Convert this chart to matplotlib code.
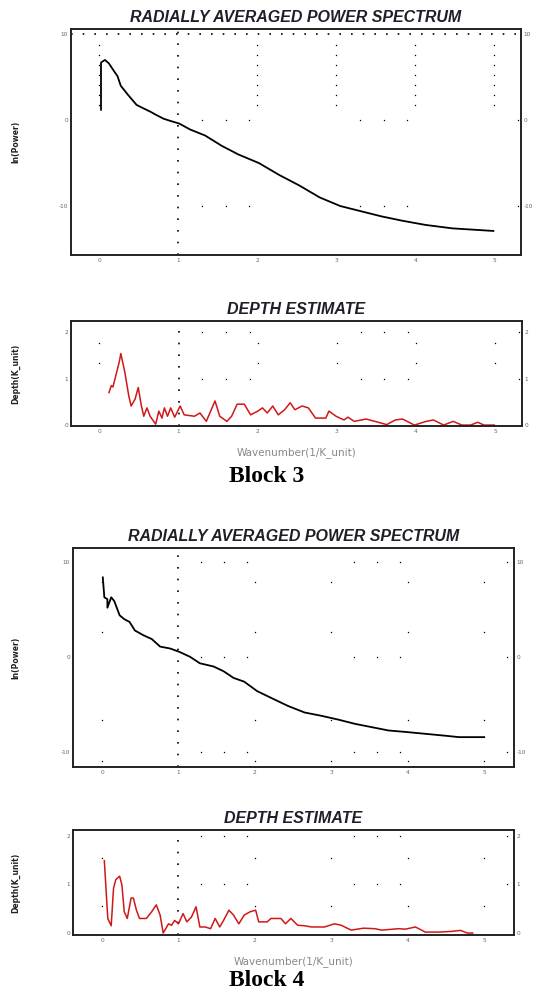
import numpy as np
import matplotlib
matplotlib.use("Agg")
import matplotlib.pyplot as plt

plt.rcParams["axes.unicode_minus"] = False

# ---- data ----
# Block 3, radially averaged power spectrum
b3_k = [0.02, 0.02, 0.07, 0.12, 0.17, 0.23, 0.27, 0.36, 0.47, 0.55, 0.64, 0.72, 0.81,
        0.90, 1.01, 1.15, 1.34, 1.55, 1.76, 2.02, 2.28, 2.53, 2.79, 3.05, 3.31, 3.57,
        3.83, 4.13, 4.47, 4.99]
b3_lnp = [1.2, 6.7, 7.0, 6.6, 5.9, 5.1, 4.0, 2.96, 1.77, 1.4, 1.0, 0.6, 0.17,
          -0.1, -0.4, -1.1, -1.8, -3.0, -4.0, -5.0, -6.4, -7.6, -9.0, -10.0, -10.6, -11.2,
          -11.7, -12.2, -12.6, -12.9]

# Block 3, depth estimate
b3_dk = [0.12, 0.15, 0.17, 0.25, 0.27, 0.32, 0.37, 0.40, 0.45, 0.49, 0.53, 0.56, 0.60,
         0.64, 0.71, 0.75, 0.79, 0.82, 0.86, 0.90, 0.95, 1.02, 1.07, 1.20, 1.27, 1.35,
         1.46, 1.52, 1.61, 1.67, 1.74, 1.83, 1.91, 2.00, 2.06, 2.12, 2.19, 2.26, 2.34,
         2.41, 2.47, 2.56, 2.64, 2.73, 2.86, 2.90, 2.99, 3.09, 3.14, 3.22, 3.37, 3.48,
         3.63, 3.74, 3.83, 3.98, 4.13, 4.22, 4.35, 4.47, 4.58, 4.69, 4.78, 4.86, 4.99]
b3_depth = [0.70, 0.85, 0.82, 1.36, 1.54, 1.14, 0.63, 0.41, 0.56, 0.81, 0.41, 0.19, 0.37,
            0.19, 0.02, 0.30, 0.15, 0.37, 0.19, 0.37, 0.17, 0.41, 0.22, 0.19, 0.26, 0.08,
            0.52, 0.19, 0.08, 0.19, 0.45, 0.45, 0.22, 0.30, 0.37, 0.26, 0.41, 0.22, 0.33,
            0.48, 0.33, 0.41, 0.37, 0.15, 0.15, 0.30, 0.19, 0.11, 0.17, 0.08, 0.13, 0.08,
            0.01, 0.11, 0.13, 0.0, 0.08, 0.11, 0.0, 0.08, 0.0, 0.0, 0.06, 0.0, 0.0]

# Block 4, radially averaged power spectrum
b4_k = [0.01, 0.03, 0.07, 0.07, 0.12, 0.16, 0.23, 0.29, 0.36, 0.43, 0.54, 0.65, 0.76,
        0.89, 1.01, 1.15, 1.28, 1.46, 1.59, 1.72, 1.86, 2.03, 2.21, 2.43, 2.65, 2.87,
        3.09, 3.31, 3.53, 3.75, 3.97, 4.23, 4.49, 4.67, 5.0]
b4_lnp = [8.4, 6.3, 6.1, 5.2, 6.3, 5.9, 4.4, 4.0, 3.7, 2.8, 2.3, 1.9, 1.1,
          0.9, 0.55, 0.03, -0.66, -1.0, -1.5, -2.2, -2.6, -3.6, -4.3, -5.15, -5.85, -6.2,
          -6.6, -7.05, -7.4, -7.75, -7.9, -8.1, -8.3, -8.45, -8.45]

# Block 4, depth estimate
b4_dk = [0.03, 0.075, 0.12, 0.15, 0.18, 0.23, 0.26, 0.29, 0.33, 0.38, 0.41, 0.45, 0.49,
         0.58, 0.65, 0.71, 0.76, 0.80, 0.87, 0.91, 0.95, 1.00, 1.06, 1.11, 1.17, 1.23,
         1.28, 1.35, 1.42, 1.48, 1.54, 1.59, 1.66, 1.72, 1.79, 1.86, 1.94, 2.01, 2.05,
         2.16, 2.21, 2.34, 2.40, 2.47, 2.56, 2.65, 2.74, 2.91, 3.04, 3.13, 3.26, 3.42,
         3.57, 3.66, 3.88, 3.97, 4.10, 4.23, 4.41, 4.58, 4.69, 4.78, 4.85]
b4_depth = [1.49, 0.30, 0.15, 0.92, 1.10, 1.17, 0.99, 0.44, 0.30, 0.72, 0.72, 0.47, 0.30,
            0.30, 0.44, 0.58, 0.37, 0.0, 0.19, 0.16, 0.26, 0.19, 0.40, 0.23, 0.33, 0.54,
            0.125, 0.125, 0.09, 0.30, 0.125, 0.26, 0.47, 0.37, 0.19, 0.37, 0.44, 0.47, 0.23,
            0.23, 0.30, 0.30, 0.19, 0.30, 0.16, 0.15, 0.125, 0.125, 0.19, 0.16, 0.06, 0.10,
            0.09, 0.06, 0.09, 0.08, 0.125, 0.02, 0.02, 0.035, 0.055, 0.0, 0.0]

x_ticks = [0, 1, 2, 3, 4, 5]
power_yticks = [-10, 0, 10]
depth_yticks = [0, 1, 2]

W, H = 534, 994
fig = plt.figure(figsize=(W / 100, H / 100), dpi=100)


def box(l, t, r, b):
    return [l / W, 1 - b / H, (r - l) / W, (b - t) / H]


def style(ax, title, ylim, yticks, xlim):
    ax.set_xlim(*xlim)
    ax.set_ylim(*ylim)
    ax.set_xticks(x_ticks)
    ax.set_yticks(yticks)
    ax.tick_params(length=0, labelsize=4.2, labelcolor="#666666", pad=2,
                   labelright=True, right=True)
    for s in ax.spines.values():
        s.set_linewidth(1.4)
        s.set_color("#222222")
    ax.set_title(title, fontsize=11.5, fontweight="bold", style="italic",
                 family="Liberation Sans", color="#1f1f2a", pad=5)


def dots(ax, cols_y, rows_y, dense_top=None):
    # scattered dot grid drawn by the original software
    ax.axvline(1, ls=(0, (1, 6)), lw=1.2, color="k",
               ymax=1 if dense_top is None else dense_top)
    for xc in [0, 2, 3, 4, 5]:
        ax.plot([xc] * len(cols_y), cols_y, ls="none", marker="s", ms=0.9,
                mew=0, color="k")
    for yr in rows_y:
        xs = [1.3, 1.6, 1.9, 3.3, 3.6, 3.9, 5.3]
        ax.plot(xs, [yr] * len(xs), ls="none", marker="s", ms=0.9, mew=0, color="k")


# Block 3 power spectrum
ax1 = fig.add_axes(box(71, 29, 521, 255))
style(ax1, "RADIALLY AVERAGED POWER SPECTRUM", (-15.7, 10.6), power_yticks, (-0.36, 5.34))
dots(ax1, list(np.linspace(8.7, 1.8, 7)), [0, -10])
ax1.axhline(10, ls=(0, (1, 6)), lw=1.2, color="k")
ax1.plot(b3_k, b3_lnp, color="black", lw=1.3)

# Block 3 depth
ax2 = fig.add_axes(box(71, 321, 522, 426))
style(ax2, "DEPTH ESTIMATE", (-0.02, 2.24), depth_yticks, (-0.36, 5.34))
dots(ax2, [1.76, 1.34], [2, 1])
ax2.plot(b3_dk, b3_depth, color="#d01818", lw=1.1)

# Block 4 power spectrum
ax3 = fig.add_axes(box(73, 548, 514, 767))
style(ax3, "RADIALLY AVERAGED POWER SPECTRUM", (-11.6, 11.5), power_yticks, (-0.38, 5.39))
dots(ax3, [7.9, 2.6, -6.6, -11.0], [10, 0, -10])
ax3.plot(b4_k, b4_lnp, color="black", lw=1.3)

# Block 4 depth
ax4 = fig.add_axes(box(73, 830, 514, 935))
style(ax4, "DEPTH ESTIMATE", (-0.04, 2.12), depth_yticks, (-0.38, 5.39))
dots(ax4, [1.55, 0.55], [2, 1], dense_top=0.95)
ax4.plot(b4_dk, b4_depth, color="#d01818", lw=1.1)

# axis labels placed like the original export
for ax, lab in [(ax1, "ln(Power)"), (ax2, "Depth(K_unit)"),
                (ax3, "ln(Power)"), (ax4, "Depth(K_unit)")]:
    p = ax.get_position()
    fig.text(16 / W, p.y0 + p.height / 2, lab, rotation=90, fontsize=5.5,
             fontweight="bold", ha="center", va="center", color="#222222")

for ax in (ax2, ax4):
    p = ax.get_position()
    fig.text(p.x0 + p.width / 2, p.y0 - 27 / H, "Wavenumber(1/K_unit)", fontsize=7.5,
             ha="center", va="center", color="#888888")

fig.text(0.5, 1 - 477 / H, "Block 3", fontsize=17, fontweight="bold",
         family="Liberation Serif", ha="center", va="center")
fig.text(0.5, 1 - 981 / H, "Block 4", fontsize=17, fontweight="bold",
         family="Liberation Serif", ha="center", va="center")

fig.savefig("out.png", dpi=100)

^^^^^^^^^^^^^^^^

▸ **EXERCISE REQUIREMENTS**
Each line from the top of the material through the line containing "-11.7, -12.2, -12.6, -12.9]" should be reproduced exactly; please drop any images.

▸ **FULL ANSWER**
Convert this chart to matplotlib code.
import numpy as np
import matplotlib
matplotlib.use("Agg")
import matplotlib.pyplot as plt

plt.rcParams["axes.unicode_minus"] = False

# ---- data ----
# Block 3, radially averaged power spectrum
b3_k = [0.02, 0.02, 0.07, 0.12, 0.17, 0.23, 0.27, 0.36, 0.47, 0.55, 0.64, 0.72, 0.81,
        0.90, 1.01, 1.15, 1.34, 1.55, 1.76, 2.02, 2.28, 2.53, 2.79, 3.05, 3.31, 3.57,
        3.83, 4.13, 4.47, 4.99]
b3_lnp = [1.2, 6.7, 7.0, 6.6, 5.9, 5.1, 4.0, 2.96, 1.77, 1.4, 1.0, 0.6, 0.17,
          -0.1, -0.4, -1.1, -1.8, -3.0, -4.0, -5.0, -6.4, -7.6, -9.0, -10.0, -10.6, -11.2,
          -11.7, -12.2, -12.6, -12.9]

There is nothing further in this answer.